▶ What you are asked to do
Restate the records that follow word for word; no pictures should appear.

____________________

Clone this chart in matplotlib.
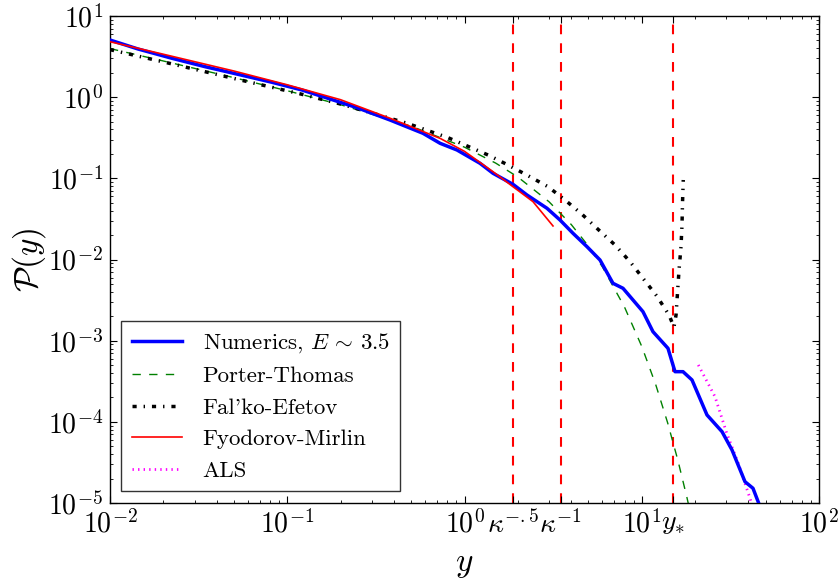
import numpy as np
import matplotlib
matplotlib.use("Agg")
import matplotlib.pyplot as plt
from matplotlib.ticker import NullFormatter

plt.rcParams.update({
    "font.family": "serif",
    "font.serif": ["cmr10", "DejaVu Serif"],
    "mathtext.fontset": "cm",
    "axes.formatter.use_mathtext": True,
    "axes.unicode_minus": False,
    "lines.scale_dashes": False,
    "xtick.direction": "in",
    "ytick.direction": "in",
    "xtick.top": True,
    "ytick.right": True,
    "xtick.major.size": 5,
    "ytick.major.size": 5,
    "xtick.minor.size": 2.5,
    "ytick.minor.size": 2.5,
    "xtick.minor.visible": True,
    "ytick.minor.visible": True,
    "axes.linewidth": 1.0,
})

# ---- data ----
num_x = [0.0100, 0.0144, 0.0224, 0.0344, 0.0527, 0.0820, 0.1211, 0.1591, 0.2474,
         0.380, 0.583, 0.728, 0.907, 1.223, 1.448, 1.877, 2.252, 2.920, 3.458,
         4.094, 4.911, 5.814, 6.882, 7.839, 10.16, 11.57, 14.06, 15.40, 17.09,
         19.21, 23.34, 28.38, 32.30, 38.23, 42.42, 46.5]
num_y = [5.06, 3.92, 3.01, 2.374, 1.913, 1.525, 1.225, 1.013, 0.742,
         0.523, 0.3588, 0.2702, 0.2234, 0.1532, 0.1154, 0.0844, 0.0623, 0.04276, 0.03067,
         0.02103, 0.01438, 0.00986, 0.00509, 0.004418, 0.002276, 0.00129, 0.000805, 0.000415, 0.000415,
         0.000328, 1.215e-4, 7.56e-5, 4.50e-5, 1.83e-5, 1.518e-5, 9.0e-6]

pt_x = [0.01, 0.02, 0.05, 0.1, 0.2, 0.5, 1.0, 1.5, 2.0, 3.0, 4.0, 5.0, 6.0, 8.0,
        10.0, 12.0, 14.0, 16.0, 18.0, 19.0]
pt_y = [3.97, 2.79, 1.74, 1.20, 0.807, 0.439, 0.242, 0.154, 0.1038, 0.0514, 0.0270,
        0.01465, 0.00811, 0.002584, 8.50e-4, 2.86e-4, 9.72e-5, 3.34e-5, 1.16e-5, 6.85e-6]

fe_x = [0.01, 0.02, 0.05, 0.118, 0.206, 0.474, 0.807, 1.357, 1.760, 2.282, 2.959,
        3.690, 4.601, 5.665, 7.066, 8.585, 10.16, 12.19, 14.25, 15.20,
        15.61, 15.91, 16.23, 16.65, 16.87, 16.98, 17.15]
fe_y = [3.85, 2.72, 1.70, 1.10, 0.81, 0.477, 0.317, 0.194, 0.146, 0.1078, 0.0789,
        0.0541, 0.0361, 0.02356, 0.01509, 0.0094, 0.00587, 0.00352, 0.00207, 0.00147,
        0.00207, 0.00387, 0.00743, 0.01438, 0.02662, 0.0497, 0.0954]

fm_x = [0.01, 0.02, 0.05, 0.1, 0.2, 0.38, 0.73, 1.0, 1.448, 1.877, 2.435, 3.157]
fm_y = [4.82, 3.38, 2.10, 1.42, 0.93, 0.55, 0.31, 0.215, 0.1207, 0.0789, 0.0516, 0.0259]

als_x = [20.85, 25.90, 30.16, 35.05, 40.81, 42.5]
als_y = [5.02e-4, 2.04e-4, 7.23e-5, 3.08e-5, 1.14e-5, 8.5e-6]

kappa_inv = 3.5
y_star = 15.0
xtick_vals = [0.01, 0.1, 1.0, np.sqrt(kappa_inv), kappa_inv, 10.0, y_star, 100.0]
xtick_labels = [r"$10^{-2}$", r"$10^{-1}$", r"$10^{0}$", r"$\kappa^{-.5}$",
                r"$\kappa^{-1}$", r"$10^{1}$", r"$y_{*}$", r"$10^{2}$"]

fig = plt.figure(figsize=(8.38, 5.80), dpi=100)
ax = fig.add_axes([110/838, 1 - 503/580, (819-110)/838, (503-16)/580])

ax.plot(num_x, num_y, color="blue", lw=2.5, label=r"Numerics, $E\,\sim\,3.5$", zorder=3)
ax.plot(pt_x, pt_y, color="green", lw=1.0, dashes=(6, 6), label="Porter-Thomas", zorder=2)
ax.plot(fe_x, fe_y, color="black", lw=2.5, dashes=(3, 5, 1, 5), label="Fal'ko-Efetov", zorder=2)
ax.plot(fm_x, fm_y, color="red", lw=1.2, label="Fyodorov-Mirlin", zorder=4)
ax.plot(als_x, als_y, color="magenta", lw=2.0, dashes=(1, 3), label="ALS", zorder=2)

for xv in [np.sqrt(kappa_inv), kappa_inv, y_star]:
    ax.axvline(xv, color="red", lw=1.5, dashes=(7, 6.5), zorder=1)

ax.set_xscale("log")
ax.set_yscale("log")
ax.set_xlim(1e-2, 1e2)
ax.set_ylim(1e-5, 1e1)
ax.set_xticks(xtick_vals)
ax.set_xticklabels(xtick_labels)
ax.xaxis.set_minor_formatter(NullFormatter())
ax.yaxis.set_minor_formatter(NullFormatter())
ax.tick_params(axis="both", which="major", labelsize=20, pad=5)
ax.set_xlabel(r"$y$", fontsize=24, labelpad=9)
ax.set_ylabel(r"$\mathcal{P}(y)$", fontsize=24, labelpad=0)

leg = ax.legend(loc="lower left", fontsize=16.5, frameon=True, fancybox=False,
                edgecolor="black", handlelength=2.2, borderpad=0.45,
                labelspacing=0.5, handletextpad=0.9, borderaxespad=0,
                bbox_to_anchor=(0.016, 0.024))
leg.get_frame().set_linewidth(1.0)

fig.savefig("out.png", dpi=100, facecolor="white")
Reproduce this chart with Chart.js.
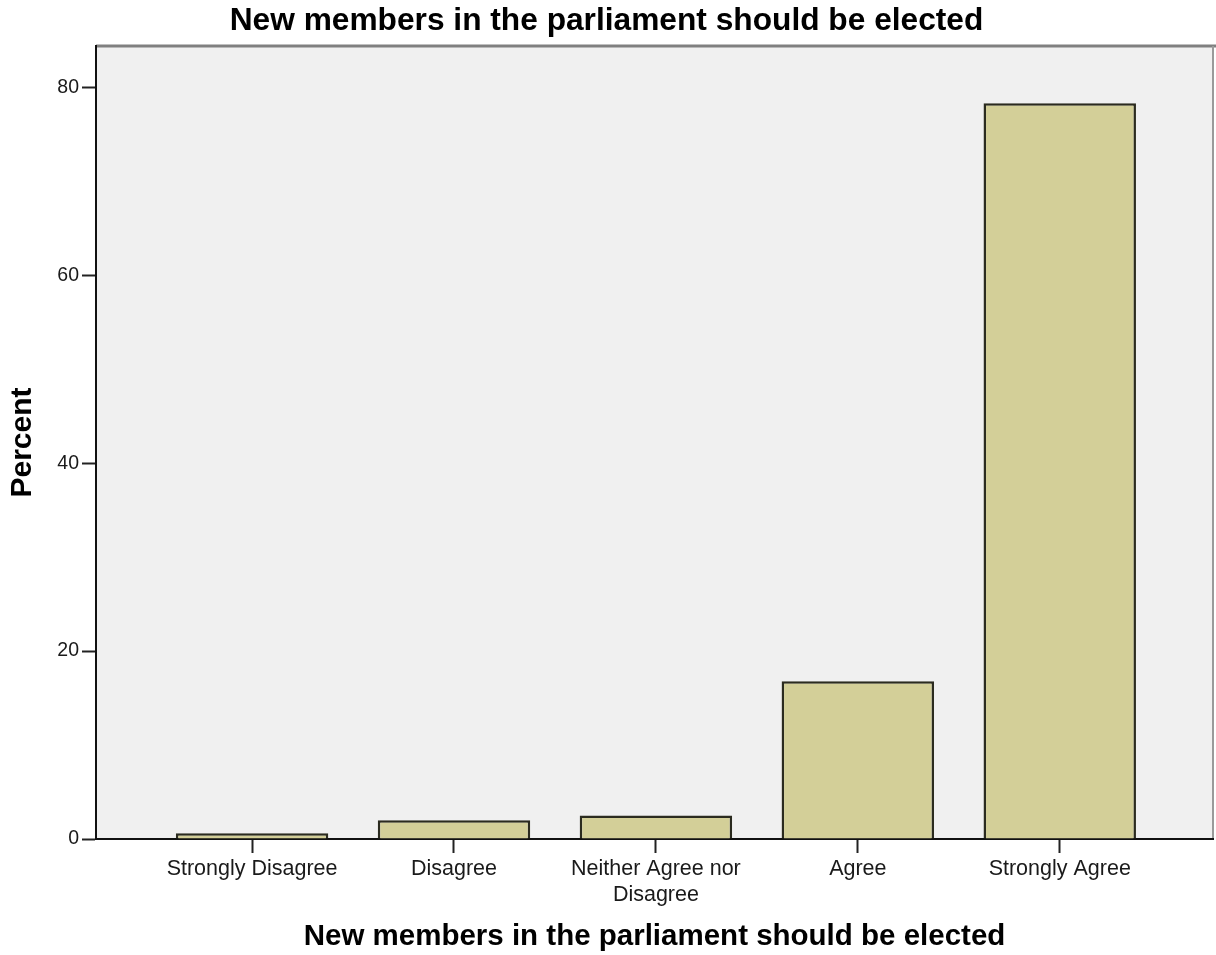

____________________

▶ Correct response
Clone this chart in matplotlib.
import numpy as np
import matplotlib
matplotlib.use("Agg")
import matplotlib.pyplot as plt
from matplotlib.ticker import NullFormatter

plt.rcParams.update({
    "font.family": "serif",
    "font.serif": ["cmr10", "DejaVu Serif"],
    "mathtext.fontset": "cm",
    "axes.formatter.use_mathtext": True,
    "axes.unicode_minus": False,
    "lines.scale_dashes": False,
    "xtick.direction": "in",
    "ytick.direction": "in",
    "xtick.top": True,
    "ytick.right": True,
    "xtick.major.size": 5,
    "ytick.major.size": 5,
    "xtick.minor.size": 2.5,
    "ytick.minor.size": 2.5,
    "xtick.minor.visible": True,
    "ytick.minor.visible": True,
    "axes.linewidth": 1.0,
})

# ---- data ----
num_x = [0.0100, 0.0144, 0.0224, 0.0344, 0.0527, 0.0820, 0.1211, 0.1591, 0.2474,
         0.380, 0.583, 0.728, 0.907, 1.223, 1.448, 1.877, 2.252, 2.920, 3.458,
         4.094, 4.911, 5.814, 6.882, 7.839, 10.16, 11.57, 14.06, 15.40, 17.09,
         19.21, 23.34, 28.38, 32.30, 38.23, 42.42, 46.5]
num_y = [5.06, 3.92, 3.01, 2.374, 1.913, 1.525, 1.225, 1.013, 0.742,
         0.523, 0.3588, 0.2702, 0.2234, 0.1532, 0.1154, 0.0844, 0.0623, 0.04276, 0.03067,
         0.02103, 0.01438, 0.00986, 0.00509, 0.004418, 0.002276, 0.00129, 0.000805, 0.000415, 0.000415,
         0.000328, 1.215e-4, 7.56e-5, 4.50e-5, 1.83e-5, 1.518e-5, 9.0e-6]

pt_x = [0.01, 0.02, 0.05, 0.1, 0.2, 0.5, 1.0, 1.5, 2.0, 3.0, 4.0, 5.0, 6.0, 8.0,
        10.0, 12.0, 14.0, 16.0, 18.0, 19.0]
pt_y = [3.97, 2.79, 1.74, 1.20, 0.807, 0.439, 0.242, 0.154, 0.1038, 0.0514, 0.0270,
        0.01465, 0.00811, 0.002584, 8.50e-4, 2.86e-4, 9.72e-5, 3.34e-5, 1.16e-5, 6.85e-6]

fe_x = [0.01, 0.02, 0.05, 0.118, 0.206, 0.474, 0.807, 1.357, 1.760, 2.282, 2.959,
        3.690, 4.601, 5.665, 7.066, 8.585, 10.16, 12.19, 14.25, 15.20,
        15.61, 15.91, 16.23, 16.65, 16.87, 16.98, 17.15]
fe_y = [3.85, 2.72, 1.70, 1.10, 0.81, 0.477, 0.317, 0.194, 0.146, 0.1078, 0.0789,
        0.0541, 0.0361, 0.02356, 0.01509, 0.0094, 0.00587, 0.00352, 0.00207, 0.00147,
        0.00207, 0.00387, 0.00743, 0.01438, 0.02662, 0.0497, 0.0954]

fm_x = [0.01, 0.02, 0.05, 0.1, 0.2, 0.38, 0.73, 1.0, 1.448, 1.877, 2.435, 3.157]
fm_y = [4.82, 3.38, 2.10, 1.42, 0.93, 0.55, 0.31, 0.215, 0.1207, 0.0789, 0.0516, 0.0259]

als_x = [20.85, 25.90, 30.16, 35.05, 40.81, 42.5]
als_y = [5.02e-4, 2.04e-4, 7.23e-5, 3.08e-5, 1.14e-5, 8.5e-6]

kappa_inv = 3.5
y_star = 15.0
xtick_vals = [0.01, 0.1, 1.0, np.sqrt(kappa_inv), kappa_inv, 10.0, y_star, 100.0]
xtick_labels = [r"$10^{-2}$", r"$10^{-1}$", r"$10^{0}$", r"$\kappa^{-.5}$",
                r"$\kappa^{-1}$", r"$10^{1}$", r"$y_{*}$", r"$10^{2}$"]

fig = plt.figure(figsize=(8.38, 5.80), dpi=100)
ax = fig.add_axes([110/838, 1 - 503/580, (819-110)/838, (503-16)/580])

ax.plot(num_x, num_y, color="blue", lw=2.5, label=r"Numerics, $E\,\sim\,3.5$", zorder=3)
ax.plot(pt_x, pt_y, color="green", lw=1.0, dashes=(6, 6), label="Porter-Thomas", zorder=2)
ax.plot(fe_x, fe_y, color="black", lw=2.5, dashes=(3, 5, 1, 5), label="Fal'ko-Efetov", zorder=2)
ax.plot(fm_x, fm_y, color="red", lw=1.2, label="Fyodorov-Mirlin", zorder=4)
ax.plot(als_x, als_y, color="magenta", lw=2.0, dashes=(1, 3), label="ALS", zorder=2)

for xv in [np.sqrt(kappa_inv), kappa_inv, y_star]:
    ax.axvline(xv, color="red", lw=1.5, dashes=(7, 6.5), zorder=1)

ax.set_xscale("log")
ax.set_yscale("log")
ax.set_xlim(1e-2, 1e2)
ax.set_ylim(1e-5, 1e1)
ax.set_xticks(xtick_vals)
ax.set_xticklabels(xtick_labels)
ax.xaxis.set_minor_formatter(NullFormatter())
ax.yaxis.set_minor_formatter(NullFormatter())
ax.tick_params(axis="both", which="major", labelsize=20, pad=5)
ax.set_xlabel(r"$y$", fontsize=24, labelpad=9)
ax.set_ylabel(r"$\mathcal{P}(y)$", fontsize=24, labelpad=0)

leg = ax.legend(loc="lower left", fontsize=16.5, frameon=True, fancybox=False,
                edgecolor="black", handlelength=2.2, borderpad=0.45,
                labelspacing=0.5, handletextpad=0.9, borderaxespad=0,
                bbox_to_anchor=(0.016, 0.024))
leg.get_frame().set_linewidth(1.0)

fig.savefig("out.png", dpi=100, facecolor="white")
Reproduce this chart with Chart.js.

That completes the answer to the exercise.